◆ WHAT THE TASK ASKS ◆
Retype only what runs from the first line of the listing to the line holding "0.0115, 0.0250, 0.0282];", both included. Do not retype the pictures.

begin DATA SHOWN

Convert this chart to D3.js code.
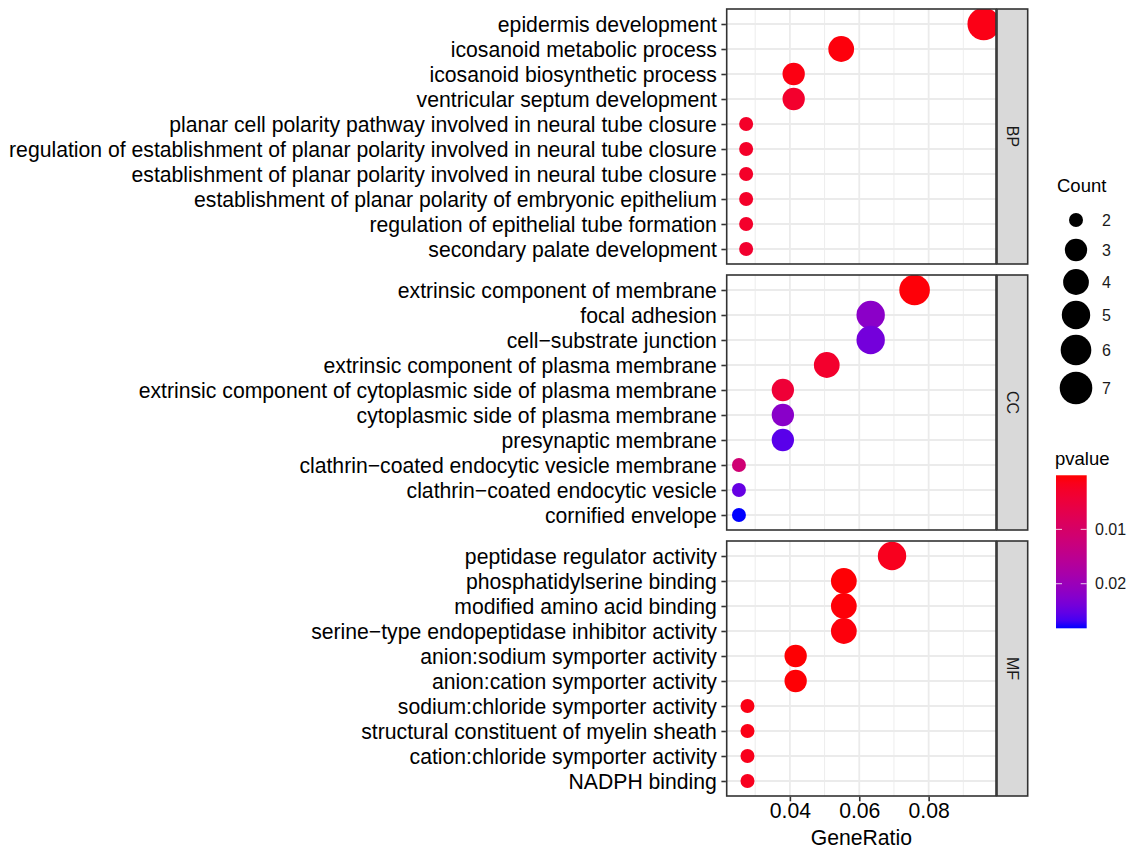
<!DOCTYPE html>
<html>
<head>
<meta charset="utf-8">
<script src="https://cdn.jsdelivr.net/npm/d3@7"></script>
<style>
  html, body { margin: 0; padding: 0; background: #ffffff; }
  svg { display: block; font-family: "Liberation Sans", Arial, Helvetica, sans-serif; }
</style>
</head>
<body>
<svg id="chart" width="1132" height="850"></svg>
<script>
// GO enrichment dot plot, faceted by ontology (BP / CC / MF)
const ontologies = ["BP", "CC", "MF"];

const bpTerms = [
  "epidermis development",
  "icosanoid metabolic process",
  "icosanoid biosynthetic process",
  "ventricular septum development",
  "planar cell polarity pathway involved in neural tube closure",
  "regulation of establishment of planar polarity involved in neural tube closure",
  "establishment of planar polarity involved in neural tube closure",
  "establishment of planar polarity of embryonic epithelium",
  "regulation of epithelial tube formation",
  "secondary palate development"
];
const bpCount = [7, 4, 3, 3, 2, 2, 2, 2, 2, 2];
const bpRatio = ["7/73", "4/73", "3/73", "3/73", "2/73", "2/73", "2/73", "2/73", "2/73", "2/73"];
const bpPvalue = [0.0012, 0.0006, 0.0009, 0.0032, 0.0028, 0.0028, 0.0028, 0.0028, 0.0030, 0.0034];

const ccTerms = [
  "extrinsic component of membrane",
  "focal adhesion",
  "cell\u2212substrate junction",
  "extrinsic component of plasma membrane",
  "extrinsic component of cytoplasmic side of plasma membrane",
  "cytoplasmic side of plasma membrane",
  "presynaptic membrane",
  "clathrin\u2212coated endocytic vesicle membrane",
  "clathrin\u2212coated endocytic vesicle",
  "cornified envelope"
];
const ccCount = [6, 5, 5, 4, 3, 3, 3, 2, 2, 2];
const ccRatio = ["6/79", "5/79", "5/79", "4/79", "3/79", "3/79", "3/79", "2/79", "2/79", "2/79"];
const ccPvalue = [0.0004, 0.0218, 0.0240, 0.0032, 0.0042, 0.0220, 0.0258, 0.0115, 0.0250, 0.0282];

const mfTerms = [
  "peptidase regulator activity",
  "phosphatidylserine binding",
  "modified amino acid binding",
  "serine\u2212type endopeptidase inhibitor activity",
  "anion:sodium symporter activity",
  "anion:cation symporter activity",
  "sodium:chloride symporter activity",
  "structural constituent of myelin sheath",
  "cation:chloride symporter activity",
  "NADPH binding"
];
const mfCount = [5, 4, 4, 4, 3, 3, 2, 2, 2, 2];
const mfRatio = ["5/72", "4/72", "4/72", "4/72", "3/72", "3/72", "2/72", "2/72", "2/72", "2/72"];
const mfPvalue = [0.0018, 0.0003, 0.0004, 0.0006, 0.0002, 0.0003, 0.0010, 0.0012, 0.0015, 0.0018];

const xTicks = [0.04, 0.06, 0.08];
const xMinorTicks = [0.03, 0.05, 0.07, 0.09];
const countBreaks = [2, 3, 4, 5, 6, 7];
const pvalueBreaks = [0.01, 0.02];
const pvalueLimits = [0.00005, 0.0282];

const parseRatio = s => { const [a, b] = s.split("/").map(Number); return a / b; };
const groups = [
  { name: ontologies[0], terms: bpTerms, count: bpCount, ratio: bpRatio, p: bpPvalue },
  { name: ontologies[1], terms: ccTerms, count: ccCount, ratio: ccRatio, p: ccPvalue },
  { name: ontologies[2], terms: mfTerms, count: mfCount, ratio: mfRatio, p: mfPvalue }
].map(g => ({
  name: g.name,
  rows: g.terms.map((t, i) => ({ term: t, count: g.count[i], ratio: parseRatio(g.ratio[i]), p: g.p[i] }))
}));

const svg = d3.select("#chart");
const FONT = 21.2;

// layout
const panelLeft = 726.7, panelRight = 996;
const stripW = 30.7;
const panelTops = [9, 275, 541], panelH = 255;

// scales
const allRows = groups.flatMap(g => g.rows);
const [rMin, rMax] = d3.extent(allRows, d => d.ratio);
const pad = (rMax - rMin) * 0.05;
const x = d3.scaleLinear().domain([rMin - pad, rMax + pad]).range([panelLeft, panelRight]);

// point area grows linearly with Count
const sizeT = d3.scaleLinear().domain(d3.extent(countBreaks)).range([0, 1]);
const radiusLin = d3.scaleLinear().domain([0, 1]).range([7, 16.3]);
const radius = c => radiusLin(Math.sqrt(sizeT(c)));

const color = d3.scaleLinear().domain(pvalueLimits).range(["#FF0000", "#0000FF"])
  .interpolate(d3.interpolateLab).clamp(true);

const defs = svg.append("defs");

groups.forEach((g, gi) => {
  const top = panelTops[gi];
  const y = d3.scalePoint().domain(g.rows.map(d => d.term)).range([top, top + panelH]).padding(0.6);
  const panel = svg.append("g");
  const clipId = "clip" + gi;
  defs.append("clipPath").attr("id", clipId)
    .append("rect").attr("x", panelLeft).attr("y", top).attr("width", panelRight - panelLeft).attr("height", panelH);

  panel.append("rect").attr("x", panelLeft).attr("y", top).attr("width", panelRight - panelLeft).attr("height", panelH)
    .attr("fill", "#ffffff");

  // minor grid
  panel.selectAll(".xminor").data(xMinorTicks).join("line")
    .attr("x1", d => x(d)).attr("x2", d => x(d)).attr("y1", top).attr("y2", top + panelH)
    .attr("stroke", "#EBEBEB").attr("stroke-width", 0.9);
  // major grid
  panel.selectAll(".xmajor").data(xTicks).join("line")
    .attr("x1", d => x(d)).attr("x2", d => x(d)).attr("y1", top).attr("y2", top + panelH)
    .attr("stroke", "#EBEBEB").attr("stroke-width", 1.8);
  panel.selectAll(".ymajor").data(g.rows).join("line")
    .attr("x1", panelLeft).attr("x2", panelRight).attr("y1", d => y(d.term)).attr("y2", d => y(d.term))
    .attr("stroke", "#EBEBEB").attr("stroke-width", 1.8);

  // points
  panel.append("g").attr("clip-path", `url(#${clipId})`)
    .selectAll("circle").data(g.rows).join("circle")
    .attr("cx", d => x(d.ratio)).attr("cy", d => y(d.term))
    .attr("r", d => radius(d.count))
    .attr("fill", d => color(d.p));

  // panel border
  panel.append("rect").attr("x", panelLeft).attr("y", top).attr("width", panelRight - panelLeft).attr("height", panelH)
    .attr("fill", "none").attr("stroke", "#333333").attr("stroke-width", 1.6);

  // y axis
  const yAxis = d3.axisLeft(y).tickSize(4.5).tickPadding(4.5);
  const ya = panel.append("g").attr("transform", `translate(${panelLeft - 0.8},0)`).call(yAxis);
  ya.select(".domain").remove();
  ya.selectAll(".tick line").attr("stroke", "#333333").attr("stroke-width", 1.6);
  ya.selectAll(".tick text").attr("fill", "#000000").attr("font-size", FONT)
    .attr("font-family", "Liberation Sans, Arial, sans-serif").attr("dy", "0.35em");

  // facet strip
  const sx = panelRight + 1;
  panel.append("rect").attr("x", sx).attr("y", top).attr("width", stripW).attr("height", panelH)
    .attr("fill", "#D9D9D9").attr("stroke", "#333333").attr("stroke-width", 1.6);
  panel.append("text")
    .attr("transform", `translate(${sx + stripW / 2},${top + panelH / 2}) rotate(90)`)
    .attr("text-anchor", "middle").attr("dy", "0.35em")
    .attr("font-size", 16).attr("fill", "#1A1A1A").text(g.name);

  // x axis under the last panel
  if (gi === groups.length - 1) {
    const xAxis = d3.axisBottom(x).tickValues(xTicks).tickFormat(d3.format(".2f")).tickSize(4.5).tickPadding(2);
    const xa = panel.append("g").attr("transform", `translate(0,${top + panelH + 0.8})`).call(xAxis);
    xa.select(".domain").remove();
    xa.selectAll(".tick line").attr("stroke", "#333333").attr("stroke-width", 1.6);
    xa.selectAll(".tick text").attr("fill", "#000000").attr("font-size", FONT)
      .attr("font-family", "Liberation Sans, Arial, sans-serif");
    svg.append("text").attr("x", (panelLeft + panelRight) / 2).attr("y", 845)
      .attr("text-anchor", "middle").attr("font-size", FONT).attr("fill", "#000").text("GeneRatio");
  }
});

// size legend
const leg = svg.append("g");
leg.append("text").attr("x", 1057).attr("y", 192).attr("font-size", 18.5).attr("fill", "#000").text("Count");
const keyYs = [220, 250, 282, 315, 350, 388];
leg.selectAll(".key").data(countBreaks).join("circle")
  .attr("cx", 1076).attr("cy", (d, i) => keyYs[i]).attr("r", d => radius(d)).attr("fill", "#000");
leg.selectAll(".keylab").data(countBreaks).join("text")
  .attr("x", 1102).attr("y", (d, i) => keyYs[i]).attr("dy", "0.35em")
  .attr("font-size", 16).attr("fill", "#1A1A1A").text(d => d);

// colour bar legend
const barX = 1056, barW = 30.7, barTop = 475, barBot = 628.3;
const pY = d3.scaleLinear().domain([0, pvalueLimits[1]]).range([barTop, barBot]);
const grad = defs.append("linearGradient").attr("id", "pgrad").attr("x1", 0).attr("x2", 0).attr("y1", 0).attr("y2", 1);
d3.range(0, 1.0001, 0.05).forEach(t => {
  const pv = pvalueLimits[0] + t * (pvalueLimits[1] - pvalueLimits[0]);
  grad.append("stop").attr("offset", t).attr("stop-color", color(pv));
});
leg.append("text").attr("x", 1055).attr("y", 465).attr("font-size", 18.5).attr("fill", "#000").text("pvalue");
leg.append("rect").attr("x", barX).attr("y", pY(pvalueLimits[0])).attr("width", barW)
  .attr("height", pY(pvalueLimits[1]) - pY(pvalueLimits[0])).attr("fill", "url(#pgrad)");
pvalueBreaks.forEach(b => {
  leg.append("line").attr("x1", barX).attr("x2", barX + 6).attr("y1", pY(b)).attr("y2", pY(b))
    .attr("stroke", "#ffffff").attr("stroke-width", 1).attr("opacity", 0.8);
  leg.append("line").attr("x1", barX + barW - 6).attr("x2", barX + barW).attr("y1", pY(b)).attr("y2", pY(b))
    .attr("stroke", "#ffffff").attr("stroke-width", 1).attr("opacity", 0.8);
  leg.append("text").attr("x", 1095).attr("y", pY(b)).attr("dy", "0.35em")
    .attr("font-size", 16).attr("fill", "#1A1A1A").text(d3.format(".2f")(b));
});
</script>
</body>
</html>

end DATA SHOWN

◆ ANSWER IN FULL ◆
Convert this chart to D3.js code.
<!DOCTYPE html>
<html>
<head>
<meta charset="utf-8">
<script src="https://cdn.jsdelivr.net/npm/d3@7"></script>
<style>
  html, body { margin: 0; padding: 0; background: #ffffff; }
  svg { display: block; font-family: "Liberation Sans", Arial, Helvetica, sans-serif; }
</style>
</head>
<body>
<svg id="chart" width="1132" height="850"></svg>
<script>
// GO enrichment dot plot, faceted by ontology (BP / CC / MF)
const ontologies = ["BP", "CC", "MF"];

const bpTerms = [
  "epidermis development",
  "icosanoid metabolic process",
  "icosanoid biosynthetic process",
  "ventricular septum development",
  "planar cell polarity pathway involved in neural tube closure",
  "regulation of establishment of planar polarity involved in neural tube closure",
  "establishment of planar polarity involved in neural tube closure",
  "establishment of planar polarity of embryonic epithelium",
  "regulation of epithelial tube formation",
  "secondary palate development"
];
const bpCount = [7, 4, 3, 3, 2, 2, 2, 2, 2, 2];
const bpRatio = ["7/73", "4/73", "3/73", "3/73", "2/73", "2/73", "2/73", "2/73", "2/73", "2/73"];
const bpPvalue = [0.0012, 0.0006, 0.0009, 0.0032, 0.0028, 0.0028, 0.0028, 0.0028, 0.0030, 0.0034];

const ccTerms = [
  "extrinsic component of membrane",
  "focal adhesion",
  "cell\u2212substrate junction",
  "extrinsic component of plasma membrane",
  "extrinsic component of cytoplasmic side of plasma membrane",
  "cytoplasmic side of plasma membrane",
  "presynaptic membrane",
  "clathrin\u2212coated endocytic vesicle membrane",
  "clathrin\u2212coated endocytic vesicle",
  "cornified envelope"
];
const ccCount = [6, 5, 5, 4, 3, 3, 3, 2, 2, 2];
const ccRatio = ["6/79", "5/79", "5/79", "4/79", "3/79", "3/79", "3/79", "2/79", "2/79", "2/79"];
const ccPvalue = [0.0004, 0.0218, 0.0240, 0.0032, 0.0042, 0.0220, 0.0258, 0.0115, 0.0250, 0.0282];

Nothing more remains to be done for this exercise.